>>

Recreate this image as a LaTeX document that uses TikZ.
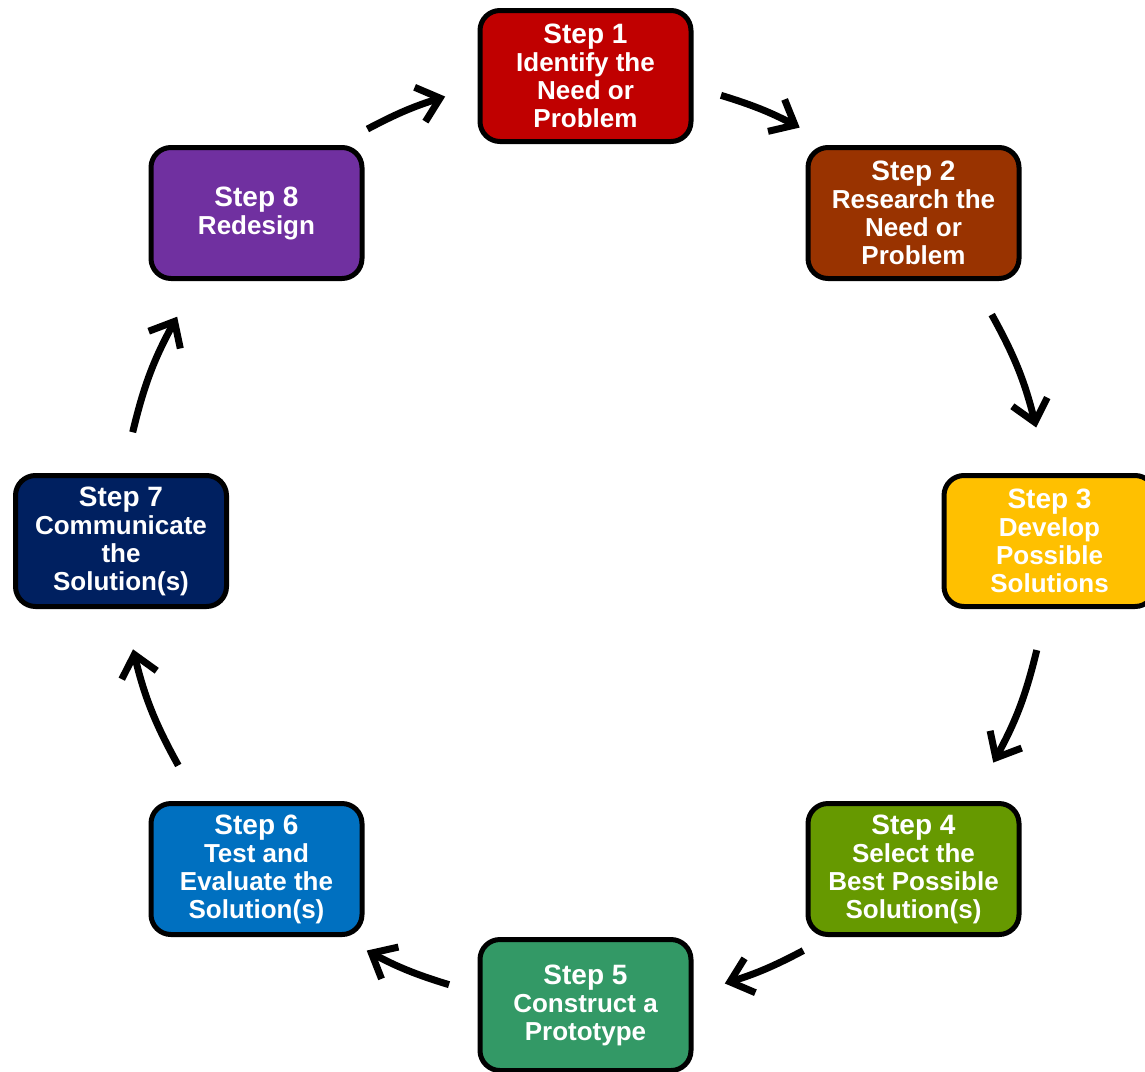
\documentclass[tikz,border=0pt]{standalone}
\usepackage{fontspec}
\setmainfont{Liberation Sans}
\usetikzlibrary{arrows.meta}
\definecolor{cOne}{HTML}{C00000}
\definecolor{cTwo}{HTML}{993300}
\definecolor{cThree}{HTML}{FFC000}
\definecolor{cFour}{HTML}{669900}
\definecolor{cFive}{HTML}{339966}
\definecolor{cSix}{HTML}{0070C0}
\definecolor{cSeven}{HTML}{002060}
\definecolor{cEight}{HTML}{7030A0}
\newcommand{\stephead}[1]{{\fontsize{28}{28}\selectfont #1}}
\tikzset{
  stepbox/.style={draw=black, line width=5pt, rounded corners=20pt,
    minimum width=211pt, minimum height=131pt, text=white, align=center,
    font=\bfseries\fontsize{26}{28}\selectfont, inner sep=0pt},
  cyc/.style={line width=7pt, draw=black,
    -{Straight Barb[length=21pt,width=36pt,line width=7pt]}}
}
\begin{document}
\begin{tikzpicture}[x=1pt,y=1pt]
\useasboundingbox (0,0) rectangle (1145,-1071);
\fill[white] (0,0) rectangle (1145,-1071);
\coordinate (c) at (585,-540);
\node[stepbox, fill=cOne]   (s1) at (585.5,-76) {\stephead{Step 1}\\Identify the\\Need or\\Problem};
\node[stepbox, fill=cTwo]   (s2) at (913.5,-213) {\stephead{Step 2}\\Research the\\Need or\\Problem};
\node[stepbox, fill=cThree] (s3) at (1049.5,-541) {\stephead{Step 3}\\Develop\\Possible\\Solutions};
\node[stepbox, fill=cFour]  (s4) at (913.5,-869) {\stephead{Step 4}\\Select the\\Best Possible\\Solution(s)};
\node[stepbox, fill=cFive]  (s5) at (585.5,-1005) {\stephead{Step 5}\\Construct a\\Prototype};
\node[stepbox, fill=cSix]   (s6) at (256.5,-869) {\stephead{Step 6}\\Test and\\Evaluate the\\Solution(s)};
\node[stepbox, fill=cSeven] (s7) at (121,-541) {\stephead{Step 7}\\Communicate\\the\\Solution(s)};
\node[stepbox, fill=cEight] (s8) at (256.5,-213) {\stephead{Step 8}\\Redesign};
% arrow end points on the circle round (c)
\foreach \n/\a in {aS/73, aE/62.5, bS/29, bE/14, cS/-13.7, cE/-28.6, dS/-62, dE/-72.5,
                   eS/-107, eE/-118, fS/-151, fE/-166.4, gS/166.6, gE/151.3, hS/117.9, hE/107.5}
  \coordinate (\n) at ([shift={(\a:465)}]c);
\draw[cyc] (aS) to[bend left=5.2] (aE);
\draw[cyc] (bS) to[bend left=7.5] (bE);
\draw[cyc] (cS) to[bend left=7.5] (cE);
\draw[cyc] (dS) to[bend left=5.2] (dE);
\draw[cyc] (eS) to[bend left=5.5] (eE);
\draw[cyc] (fS) to[bend left=7.7] (fE);
\draw[cyc] (gS) to[bend left=7.6] (gE);
\draw[cyc] (hS) to[bend left=5.2] (hE);
\end{tikzpicture}
\end{document}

<<

Every line of the material is to be quoted exactly, with no pictures carried over.

_The completed task_.
Recreate this image as a LaTeX document that uses TikZ.
\documentclass[tikz,border=0pt]{standalone}
\usepackage{fontspec}
\setmainfont{Liberation Sans}
\usetikzlibrary{arrows.meta}
\definecolor{cOne}{HTML}{C00000}
\definecolor{cTwo}{HTML}{993300}
\definecolor{cThree}{HTML}{FFC000}
\definecolor{cFour}{HTML}{669900}
\definecolor{cFive}{HTML}{339966}
\definecolor{cSix}{HTML}{0070C0}
\definecolor{cSeven}{HTML}{002060}
\definecolor{cEight}{HTML}{7030A0}
\newcommand{\stephead}[1]{{\fontsize{28}{28}\selectfont #1}}
\tikzset{
  stepbox/.style={draw=black, line width=5pt, rounded corners=20pt,
    minimum width=211pt, minimum height=131pt, text=white, align=center,
    font=\bfseries\fontsize{26}{28}\selectfont, inner sep=0pt},
  cyc/.style={line width=7pt, draw=black,
    -{Straight Barb[length=21pt,width=36pt,line width=7pt]}}
}
\begin{document}
\begin{tikzpicture}[x=1pt,y=1pt]
\useasboundingbox (0,0) rectangle (1145,-1071);
\fill[white] (0,0) rectangle (1145,-1071);
\coordinate (c) at (585,-540);
\node[stepbox, fill=cOne]   (s1) at (585.5,-76) {\stephead{Step 1}\\Identify the\\Need or\\Problem};
\node[stepbox, fill=cTwo]   (s2) at (913.5,-213) {\stephead{Step 2}\\Research the\\Need or\\Problem};
\node[stepbox, fill=cThree] (s3) at (1049.5,-541) {\stephead{Step 3}\\Develop\\Possible\\Solutions};
\node[stepbox, fill=cFour]  (s4) at (913.5,-869) {\stephead{Step 4}\\Select the\\Best Possible\\Solution(s)};
\node[stepbox, fill=cFive]  (s5) at (585.5,-1005) {\stephead{Step 5}\\Construct a\\Prototype};
\node[stepbox, fill=cSix]   (s6) at (256.5,-869) {\stephead{Step 6}\\Test and\\Evaluate the\\Solution(s)};
\node[stepbox, fill=cSeven] (s7) at (121,-541) {\stephead{Step 7}\\Communicate\\the\\Solution(s)};
\node[stepbox, fill=cEight] (s8) at (256.5,-213) {\stephead{Step 8}\\Redesign};
% arrow end points on the circle round (c)
\foreach \n/\a in {aS/73, aE/62.5, bS/29, bE/14, cS/-13.7, cE/-28.6, dS/-62, dE/-72.5,
                   eS/-107, eE/-118, fS/-151, fE/-166.4, gS/166.6, gE/151.3, hS/117.9, hE/107.5}
  \coordinate (\n) at ([shift={(\a:465)}]c);
\draw[cyc] (aS) to[bend left=5.2] (aE);
\draw[cyc] (bS) to[bend left=7.5] (bE);
\draw[cyc] (cS) to[bend left=7.5] (cE);
\draw[cyc] (dS) to[bend left=5.2] (dE);
\draw[cyc] (eS) to[bend left=5.5] (eE);
\draw[cyc] (fS) to[bend left=7.7] (fE);
\draw[cyc] (gS) to[bend left=7.6] (gE);
\draw[cyc] (hS) to[bend left=5.2] (hE);
\end{tikzpicture}
\end{document}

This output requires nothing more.